Think about the full day arc, not just the ceremony.

Most weddings last 5 to 8 hours, including travel. The dress needs to work for all of it — the ceremony, the cocktail hour, the dinner, the dancing, the end of the night when you’ve had a few glasses of wine and your feet hurt. Satin is great for the first two. Crepe and lined chiffon handle all five.

The Seasonal Question and Why It Matters More Than People Think

Chiffon in October reads slightly off. Velvet in June reads extremely off. Satin in winter reads exactly right. These aren’t rules in any official dress-code sense — they’re visual registers that guests and photographers pick up on in photos, even if they can’t articulate why. Fall wedding guest dresses in heavier fabrics — velvet, satin, structured crepe — feel appropriately seasonal in a way that lightweight chiffon doesn’t. It’s not wrong to wear chiffon in the fall. It just photographs without the warmth that the season calls for.

And on sizing: plus-size wedding guest dresses in satin require the most precise sizing because the fabric has no stretch to accommodate fit variations.
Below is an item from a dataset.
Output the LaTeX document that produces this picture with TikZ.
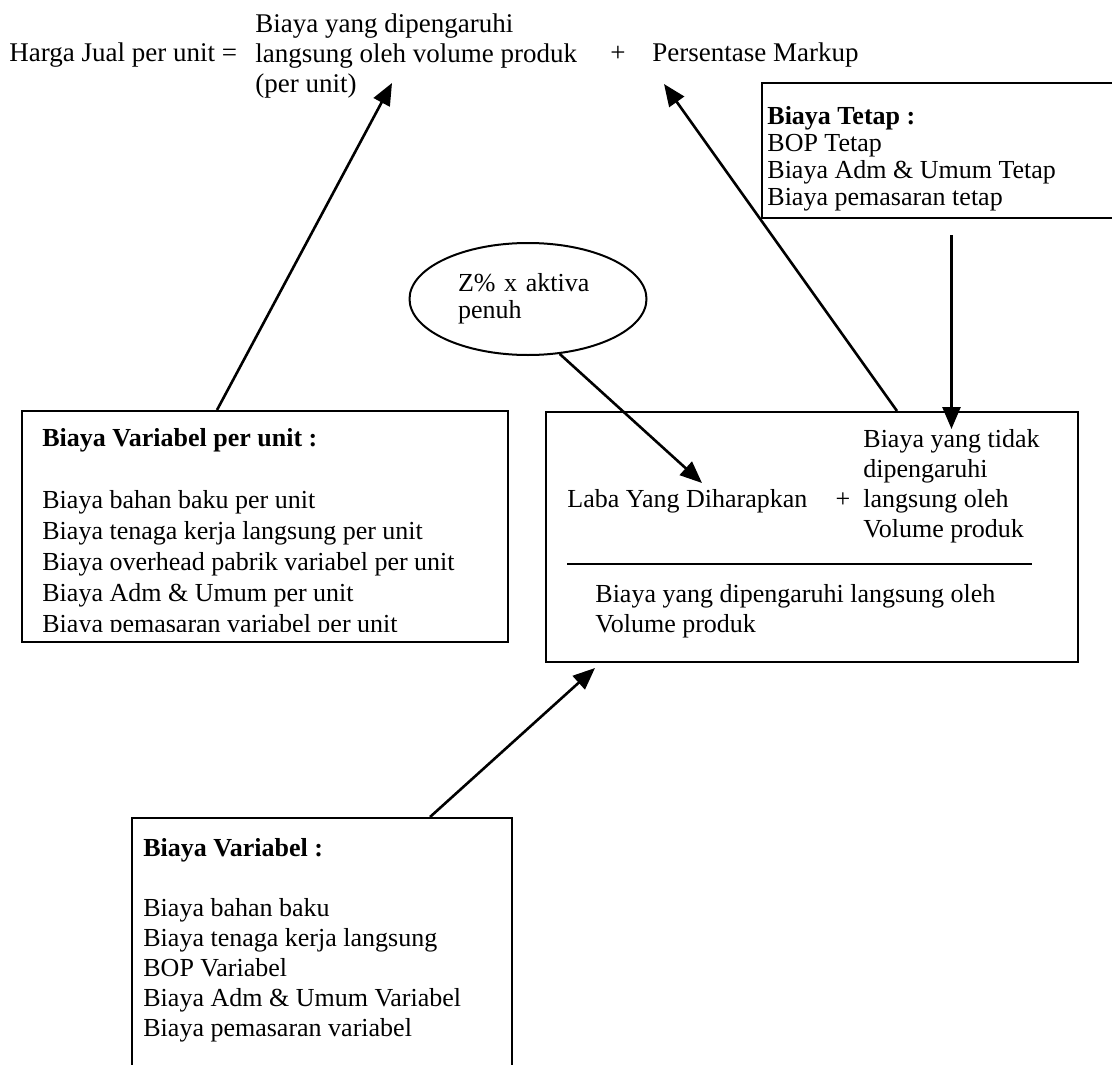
\documentclass[tikz,border=0pt]{standalone}
\usepackage{fontspec}
\setmainfont{Liberation Serif}
\usetikzlibrary{positioning,shapes.geometric,arrows.meta}

\begin{document}
\begin{tikzpicture}[
        x=0.5pt, y=-0.5pt,
        every node/.style={font=\fontsize{13}{15}\selectfont, inner sep=0pt},
        box/.style={draw, rectangle, line width=1pt, inner sep=0pt, anchor=north west},
        txt/.style={align=left, anchor=north west},
        rumus/.style={font=\fontsize{13.5}{15}\selectfont},
        arrow/.style={-{Triangle[length=11pt,width=9pt]}, line width=1.3pt}
    ]
    \useasboundingbox (0,0) rectangle (1112,1064);
    \clip (0,0) rectangle (1112,1064);

    % Rumus harga jual per unit
    \node[rumus, anchor=base west] (hj) at (9,62) {Harga Jual per unit =};
    \node[rumus, txt] (bv) at (255,13) {Biaya yang dipengaruhi\\langsung oleh volume produk\\(per unit)};
    \node[rumus, anchor=base] (plusa) at (618,62) {+};
    \node[rumus, anchor=base west] (pm) at (652,62) {Persentase Markup};

    % Biaya tetap
    \node[box, minimum width=184.5pt, minimum height=67.5pt] (tetap) at (761,82) {};
    \node[txt, font=\fontsize{13}{13.5}\selectfont] (tetaptxt) at (767,106) {%
        \textbf{Biaya Tetap :}\\BOP Tetap\\Biaya Adm \& Umum Tetap\\Biaya pemasaran tetap};

    % Laba yang diharapkan
    \node[draw, ellipse, line width=1pt, minimum width=118.5pt, minimum height=56pt,
        align=left, text width=70pt, font=\fontsize{13}{13.5}\selectfont] (zp) at (528,299) {Z\% x aktiva\\penuh};

    % Biaya variabel per unit
    \node[box, minimum width=243pt, minimum height=115.5pt] (vpu) at (21,410) {};
    \begin{scope}
        \clip (21,410) rectangle (507,631);
        \node[txt, font=\fontsize{13}{15.5}\selectfont] (vputxt) at (42,428) {%
            \textbf{Biaya Variabel per unit :}\\[15.5pt]
            Biaya bahan baku per unit\\
            Biaya tenaga kerja langsung per unit\\
            Biaya overhead pabrik variabel per unit\\
            Biaya Adm \& Umum per unit\\
            Biaya pemasaran variabel per unit};
    \end{scope}

    % Persentase markup
    \node[box, minimum width=266pt, minimum height=125pt] (mk) at (545,411) {};
    \node[anchor=base west] (laba) at (567,507) {Laba Yang Diharapkan};
    \node[anchor=base] (plusb) at (843,507) {+};
    \node[txt] (tdk) at (863,429) {Biaya yang tidak\\dipengaruhi\\langsung oleh\\Volume produk};
    \draw[line width=0.6pt] (567,564) -- (1032,564);
    \node[txt] (byd) at (595,584) {Biaya yang dipengaruhi langsung oleh\\Volume produk};

    % Biaya variabel
    \node[box, minimum width=190pt, minimum height=200pt] (vb) at (131,817) {};
    \node[txt] (vbtxt) at (143,838) {%
        \textbf{Biaya Variabel :}\\[15pt]
        Biaya bahan baku\\
        Biaya tenaga kerja langsung\\
        BOP Variabel\\
        Biaya Adm \& Umum Variabel\\
        Biaya pemasaran variabel};

    % Ujung panah
    \coordinate (tipA) at (392,83);
    \coordinate (tipB) at (664,84);
    \coordinate (tipC) at (702,483);
    \coordinate (tipE) at (595,668);

    \draw[arrow] ([xshift=98pt]vpu.north west) -- (tipA);
    \draw[arrow] ([xshift=176pt]mk.north west) -- (tipB);
    \draw[arrow] (zp.-60) -- (tipC);
    \draw[arrow] ([yshift=-8pt]tetap.south -| tdk.north) -- (tdk.north);
    \draw[arrow] ([xshift=149.5pt]vb.north west) -- (tipE);
\end{tikzpicture}
\end{document}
Stretch crepe and lined chiffon are significantly more forgiving at any size — the fabric works with the body rather than against it. For events involving extended movement or any amount of seated time, the forgiving fabrics are the practical choice regardless of size.

Closing

The Manhattan black-tie in October: satin, floor-length, deep burgundy. Was it dramatically correct, and did it look exactly right at that venue? Yes. Was it the most comfortable thing I wore all year? Absolutely not.

That’s the real tradeoff. Every fabric on this list has a context where it’s the correct call and a context where it’s asking something of you that you shouldn’t have to give. The wedding guest dress question isn’t which fabric is the best. It’s which fabric is right for the specific event you’re attending, and the specific six hours you’re about to spend in it. Whether the right fabric is available in the silhouette and size you need is where the decision actually lands.